O Brasil é solo fértil para a IA, motivo que chama atenção de startups do mundo inteiro para investir no país. De acordo com o CFO do editor de imagens online Photoroom, Julien Lafouge, o país é considerado um elo estratégico na expansão internacional de empresas de tecnologia. Para se ter uma ideia, em 2024, os investimentos em startups da América Latina cresceram 37% em relação ao ano anterior, alcançando US$ 8,76 bilhões em 830 rodadas, segundo relatório da Sling Hub com o Itaú BBA. O Brasil liderou 7 das 9 maiores rodadas latino-americanas. “No segmento de inteligência artificial, destaque do ano, foram registradas 204 rodadas, das quais 57% envolveram startups com autonomia, que atraíram US$ 1,29 bilhão em aportes”, destaca o executivo. 

Isso acontece porque, segundo Lafouge, o país é um dos maiores mercados consumidores de produtos baseados em imagem, vídeo e interação visual. “Soluções com IA aplicada à edição de fotos, filtros inteligentes, automações criativas e personalização estética encontram no país não só uma base de usuários ativa, mas uma cultura digital que valoriza a imagem como forma de expressão pessoal e social”, diz Lafouge. “A adoção de novas tecnologias costuma ocorrer de forma acelerada no Brasil. Ajustes que levam trimestres em outros mercados podem ser feitos em semanas por aqui, criando um ambiente ideal para validar funcionalidades, coletar feedbacks em escala e refinar produtos com agilidade”, pontua.

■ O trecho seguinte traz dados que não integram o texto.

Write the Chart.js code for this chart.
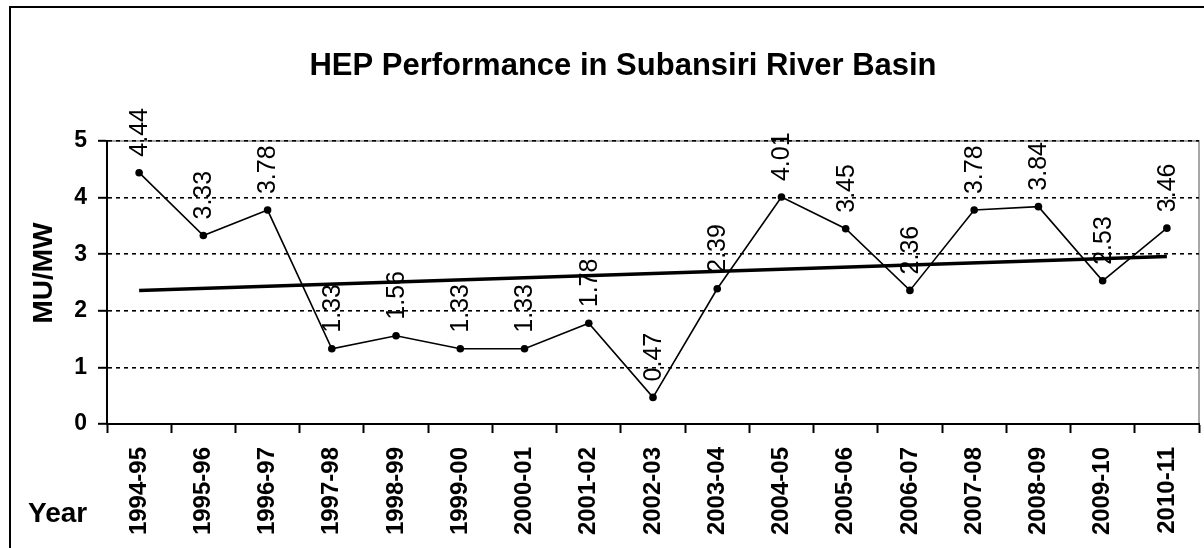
<!DOCTYPE html>
<html>
<head>
<meta charset="utf-8">
<script src="https://cdn.jsdelivr.net/npm/chart.js@4.4.1/dist/chart.umd.min.js"></script>
<style>
  html, body { margin: 0; padding: 0; background: #ffffff; }
  #wrap { position: relative; width: 1204px; height: 548px; }
</style>
</head>
<body>
<div id="wrap"><canvas id="c" width="1204" height="548"></canvas></div>
<script>
const categories = ['1994-95','1995-96','1996-97','1997-98','1998-99','1999-00','2000-01','2001-02','2002-03','2003-04','2004-05','2005-06','2006-07','2007-08','2008-09','2009-10','2010-11'];
const muPerMw = [4.44, 3.33, 3.78, 1.33, 1.56, 1.33, 1.33, 1.78, 0.47, 2.39, 4.01, 3.45, 2.36, 3.78, 3.84, 2.53, 3.46];
const trendEnds = [2.36, 2.96];
const yTicks = [0, 1, 2, 3, 4, 5];
const titleText = 'HEP Performance in Subansiri River Basin';
const yTitleText = 'MU/MW';
const xTitleText = 'Year';

const FONT = '"Liberation Sans", Arial, sans-serif';

const decorPlugin = {
  id: 'decor',
  beforeDraw(chart) {
    const ctx = chart.ctx;
    const a = chart.chartArea;
    ctx.save();
    ctx.strokeStyle = '#000';
    ctx.lineWidth = 2;
    ctx.beginPath();
    ctx.moveTo(10, 560);
    ctx.lineTo(10, 7);
    ctx.lineTo(1220, 7);
    ctx.stroke();
    ctx.strokeStyle = '#8c8c8c';
    ctx.lineWidth = 1.5;
    ctx.beginPath();
    ctx.moveTo(a.left, a.top);
    ctx.lineTo(a.right, a.top);
    ctx.lineTo(a.right, a.bottom);
    ctx.stroke();
    ctx.restore();
  },
  afterDraw(chart) {
    const ctx = chart.ctx;
    ctx.save();
    ctx.fillStyle = '#000';
    ctx.font = 'bold 31px ' + FONT;
    ctx.textAlign = 'center';
    ctx.textBaseline = 'alphabetic';
    ctx.fillText(titleText, 623, 75);
    ctx.font = 'bold 28px ' + FONT;
    ctx.textAlign = 'left';
    ctx.fillText(xTitleText, 28, 522);
    ctx.save();
    ctx.translate(52, 273);
    ctx.rotate(-Math.PI / 2);
    ctx.font = 'bold 28px ' + FONT;
    ctx.textAlign = 'center';
    ctx.textBaseline = 'alphabetic';
    ctx.fillText(yTitleText, 0, 0);
    ctx.restore();
    ctx.restore();
  },
  afterDatasetsDraw(chart) {
    const ctx = chart.ctx;
    const meta = chart.getDatasetMeta(1);
    ctx.save();
    ctx.fillStyle = '#000';
    ctx.font = '25px ' + FONT;
    ctx.textAlign = 'left';
    ctx.textBaseline = 'middle';
    meta.data.forEach((pt, i) => {
      ctx.save();
      ctx.translate(pt.x + 1, pt.y - 16);
      ctx.rotate(-Math.PI / 2);
      ctx.fillText(muPerMw[i].toFixed(2), 0, 0);
      ctx.restore();
    });
    ctx.restore();
  }
};

new Chart(document.getElementById('c'), {
  type: 'line',
  data: {
    labels: categories,
    datasets: [
      {
        label: 'Trend',
        data: [{ x: categories[0], y: trendEnds[0] }, { x: categories[categories.length - 1], y: trendEnds[1] }],
        borderColor: '#000',
        borderWidth: 3.5,
        pointRadius: 0,
        tension: 0,
        order: 2
      },
      {
        label: 'MU/MW',
        data: muPerMw,
        borderColor: '#000',
        backgroundColor: '#000',
        borderWidth: 1.6,
        pointRadius: 3.8,
        pointBackgroundColor: '#000',
        pointBorderWidth: 0,
        tension: 0,
        order: 1
      }
    ]
  },
  options: {
    responsive: false,
    animation: false,
    layout: { padding: { top: 141, left: 12, right: 5, bottom: 0 } },
    plugins: {
      legend: { display: false },
      tooltip: { enabled: false },
      title: { display: false }
    },
    scales: {
      x: {
        type: 'category',
        offset: true,
        afterFit(s) { s.height = 124; s.paddingLeft = 0; s.paddingRight = 0; },
        grid: {
          offset: true,
          drawOnChartArea: false,
          drawTicks: true,
          tickLength: 9,
          tickColor: '#000',
          tickWidth: 2
        },
        border: { display: true, color: '#000', width: 2 },
        ticks: {
          autoSkip: false,
          minRotation: 90,
          maxRotation: 90,
          padding: 14,
          color: '#000',
          font: { family: FONT, size: 24, weight: 'bold' }
        }
      },
      y: {
        min: 0,
        max: 5,
        afterFit(s) { s.width = 95; s.paddingTop = 0; s.paddingBottom = 0; },
        afterBuildTicks(s) { s.ticks = yTicks.map(v => ({ value: v })); },
        grid: {
          color: (c) => (c.tick && c.tick.value === 0) ? 'rgba(0,0,0,0)' : '#000',
          lineWidth: 1.6,
          drawTicks: true,
          tickLength: 9,
          tickColor: '#000',
          tickWidth: 2,
          tickBorderDash: []
        },
        border: { display: true, color: '#000', width: 2, dash: [4, 4] },
        title: { display: false },
        ticks: {
          stepSize: 1,
          padding: 11,
          color: '#000',
          font: { family: FONT, size: 23, weight: 'bold' }
        }
      }
    }
  },
  plugins: [decorPlugin]
});
</script>
</body>
</html>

Na visão do executivo, o Brasil tem uma formação profissional atrativa também. “Engenheiros, designers e cientistas de dados formam uma base sólida de talento local, com custo competitivo e alta capacidade criativa. Grandes players globais, como Google e Microsoft, já reconheceram esse potencial, estabelecendo centros de pesquisa e desenvolvimento no país para aproveitar tanto o talento local quanto o mercado consumidor em expansão”, argumenta.

Outro ponto que atrai as startups é a diversidade do país. “A pluralidade de contextos culturais, estéticos e sociais cria uma base valiosa para treinar modelos de IA mais justos, amplos e adaptáveis a diferentes realidades. Arrisco dizer que uma tecnologia validada no Brasil tende a ser mais preparada para operar em escala global”, aposta Lafouge.